## START Data rows
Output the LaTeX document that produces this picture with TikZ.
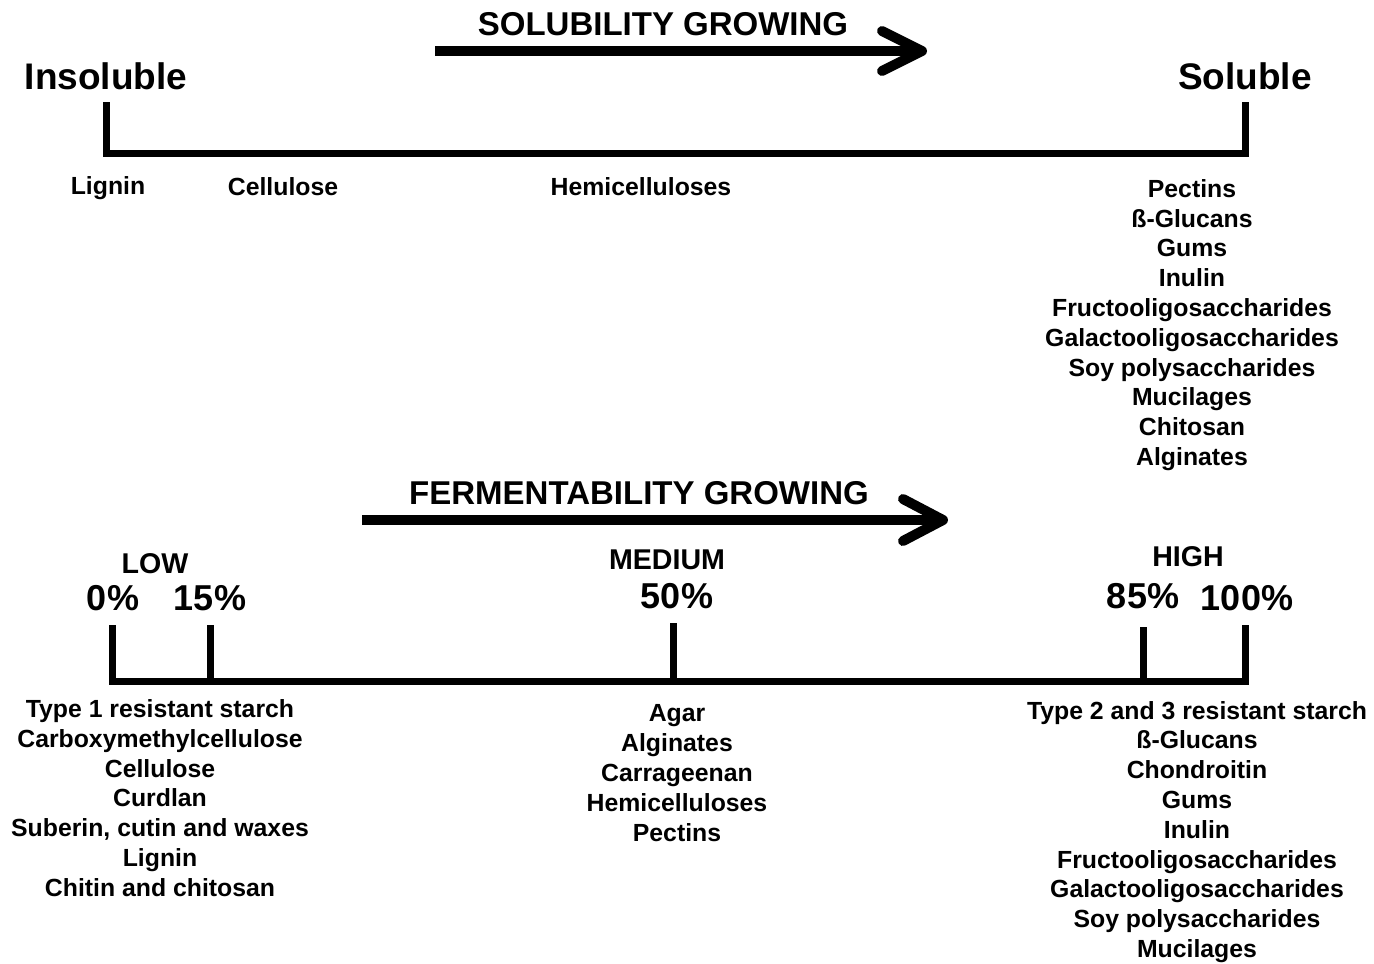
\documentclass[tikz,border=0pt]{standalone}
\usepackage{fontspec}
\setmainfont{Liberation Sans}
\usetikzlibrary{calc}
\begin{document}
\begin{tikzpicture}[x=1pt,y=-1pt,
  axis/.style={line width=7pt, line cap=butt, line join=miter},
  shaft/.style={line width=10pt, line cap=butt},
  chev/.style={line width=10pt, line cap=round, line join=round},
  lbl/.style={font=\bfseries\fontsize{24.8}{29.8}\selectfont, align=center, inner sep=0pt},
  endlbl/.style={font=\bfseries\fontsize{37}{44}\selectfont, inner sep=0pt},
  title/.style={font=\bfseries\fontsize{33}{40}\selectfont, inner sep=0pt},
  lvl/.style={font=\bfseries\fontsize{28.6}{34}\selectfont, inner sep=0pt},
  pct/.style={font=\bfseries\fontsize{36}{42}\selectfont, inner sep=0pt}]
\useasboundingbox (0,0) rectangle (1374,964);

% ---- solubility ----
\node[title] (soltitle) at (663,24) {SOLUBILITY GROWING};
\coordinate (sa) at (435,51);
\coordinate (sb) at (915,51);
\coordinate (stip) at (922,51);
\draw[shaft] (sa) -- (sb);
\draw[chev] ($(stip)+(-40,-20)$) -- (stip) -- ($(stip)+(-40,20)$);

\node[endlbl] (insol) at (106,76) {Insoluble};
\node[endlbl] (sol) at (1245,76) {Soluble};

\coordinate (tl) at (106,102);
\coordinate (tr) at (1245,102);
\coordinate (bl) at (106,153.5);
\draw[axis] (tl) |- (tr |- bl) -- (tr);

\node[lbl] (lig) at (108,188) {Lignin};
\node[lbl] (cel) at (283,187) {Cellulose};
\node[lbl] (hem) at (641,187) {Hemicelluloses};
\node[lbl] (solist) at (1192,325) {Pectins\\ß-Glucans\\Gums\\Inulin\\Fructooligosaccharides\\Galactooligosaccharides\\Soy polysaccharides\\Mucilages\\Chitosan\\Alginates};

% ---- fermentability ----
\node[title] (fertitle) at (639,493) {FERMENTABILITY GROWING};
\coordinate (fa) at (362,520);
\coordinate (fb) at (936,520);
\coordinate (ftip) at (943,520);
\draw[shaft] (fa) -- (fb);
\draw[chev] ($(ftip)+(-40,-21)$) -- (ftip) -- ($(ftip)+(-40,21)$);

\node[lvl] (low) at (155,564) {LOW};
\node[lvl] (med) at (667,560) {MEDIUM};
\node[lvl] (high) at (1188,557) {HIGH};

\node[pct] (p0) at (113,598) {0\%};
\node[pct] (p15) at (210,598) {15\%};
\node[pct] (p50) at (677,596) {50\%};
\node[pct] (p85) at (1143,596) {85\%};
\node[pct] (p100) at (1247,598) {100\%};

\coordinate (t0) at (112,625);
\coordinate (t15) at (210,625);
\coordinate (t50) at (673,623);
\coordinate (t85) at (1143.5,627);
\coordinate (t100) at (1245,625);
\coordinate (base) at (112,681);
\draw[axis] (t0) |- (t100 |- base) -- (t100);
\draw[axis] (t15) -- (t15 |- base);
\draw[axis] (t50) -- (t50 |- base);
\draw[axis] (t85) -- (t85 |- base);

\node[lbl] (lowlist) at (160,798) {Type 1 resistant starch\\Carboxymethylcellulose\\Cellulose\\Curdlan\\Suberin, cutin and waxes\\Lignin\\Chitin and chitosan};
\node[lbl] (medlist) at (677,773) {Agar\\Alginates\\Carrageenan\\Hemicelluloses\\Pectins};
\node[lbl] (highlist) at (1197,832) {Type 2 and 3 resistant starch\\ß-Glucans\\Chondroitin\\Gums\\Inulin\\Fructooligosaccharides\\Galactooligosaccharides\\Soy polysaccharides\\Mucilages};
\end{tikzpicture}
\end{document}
## END Data rows
## START Data rows
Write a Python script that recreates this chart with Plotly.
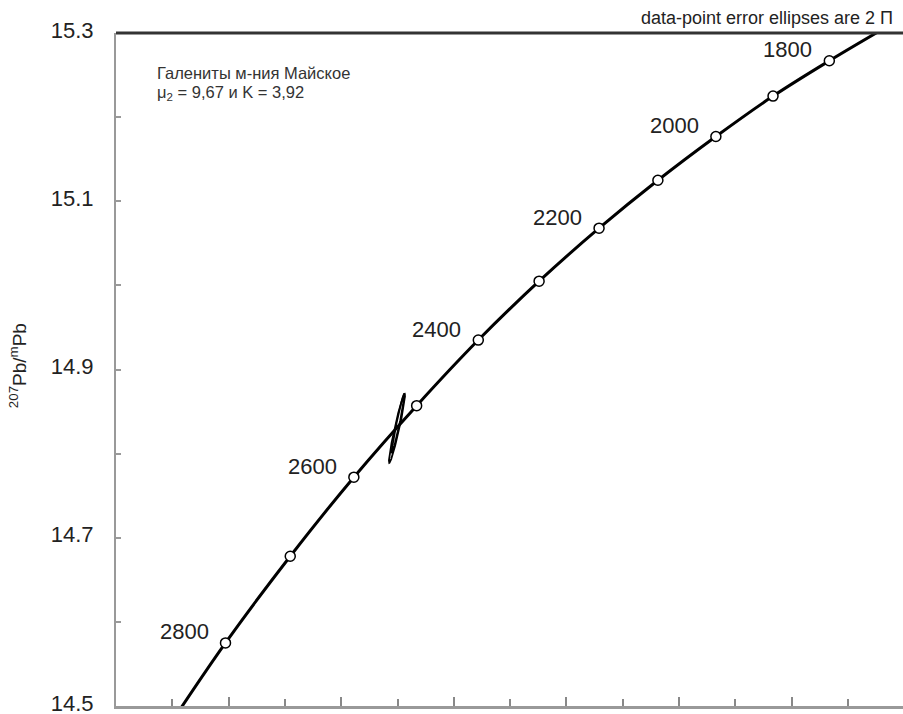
## END Data rows
[Stated exercise] In the listing above, find the line with "Output the LaTeX" and the line with "(high) at (1188,557)". Copy exactly those two and every line between, without the pictures.

[Response for this exercise]
Output the LaTeX document that produces this picture with TikZ.
\documentclass[tikz,border=0pt]{standalone}
\usepackage{fontspec}
\setmainfont{Liberation Sans}
\usetikzlibrary{calc}
\begin{document}
\begin{tikzpicture}[x=1pt,y=-1pt,
  axis/.style={line width=7pt, line cap=butt, line join=miter},
  shaft/.style={line width=10pt, line cap=butt},
  chev/.style={line width=10pt, line cap=round, line join=round},
  lbl/.style={font=\bfseries\fontsize{24.8}{29.8}\selectfont, align=center, inner sep=0pt},
  endlbl/.style={font=\bfseries\fontsize{37}{44}\selectfont, inner sep=0pt},
  title/.style={font=\bfseries\fontsize{33}{40}\selectfont, inner sep=0pt},
  lvl/.style={font=\bfseries\fontsize{28.6}{34}\selectfont, inner sep=0pt},
  pct/.style={font=\bfseries\fontsize{36}{42}\selectfont, inner sep=0pt}]
\useasboundingbox (0,0) rectangle (1374,964);

% ---- solubility ----
\node[title] (soltitle) at (663,24) {SOLUBILITY GROWING};
\coordinate (sa) at (435,51);
\coordinate (sb) at (915,51);
\coordinate (stip) at (922,51);
\draw[shaft] (sa) -- (sb);
\draw[chev] ($(stip)+(-40,-20)$) -- (stip) -- ($(stip)+(-40,20)$);

\node[endlbl] (insol) at (106,76) {Insoluble};
\node[endlbl] (sol) at (1245,76) {Soluble};

\coordinate (tl) at (106,102);
\coordinate (tr) at (1245,102);
\coordinate (bl) at (106,153.5);
\draw[axis] (tl) |- (tr |- bl) -- (tr);

\node[lbl] (lig) at (108,188) {Lignin};
\node[lbl] (cel) at (283,187) {Cellulose};
\node[lbl] (hem) at (641,187) {Hemicelluloses};
\node[lbl] (solist) at (1192,325) {Pectins\\ß-Glucans\\Gums\\Inulin\\Fructooligosaccharides\\Galactooligosaccharides\\Soy polysaccharides\\Mucilages\\Chitosan\\Alginates};

% ---- fermentability ----
\node[title] (fertitle) at (639,493) {FERMENTABILITY GROWING};
\coordinate (fa) at (362,520);
\coordinate (fb) at (936,520);
\coordinate (ftip) at (943,520);
\draw[shaft] (fa) -- (fb);
\draw[chev] ($(ftip)+(-40,-21)$) -- (ftip) -- ($(ftip)+(-40,21)$);

\node[lvl] (low) at (155,564) {LOW};
\node[lvl] (med) at (667,560) {MEDIUM};
\node[lvl] (high) at (1188,557) {HIGH};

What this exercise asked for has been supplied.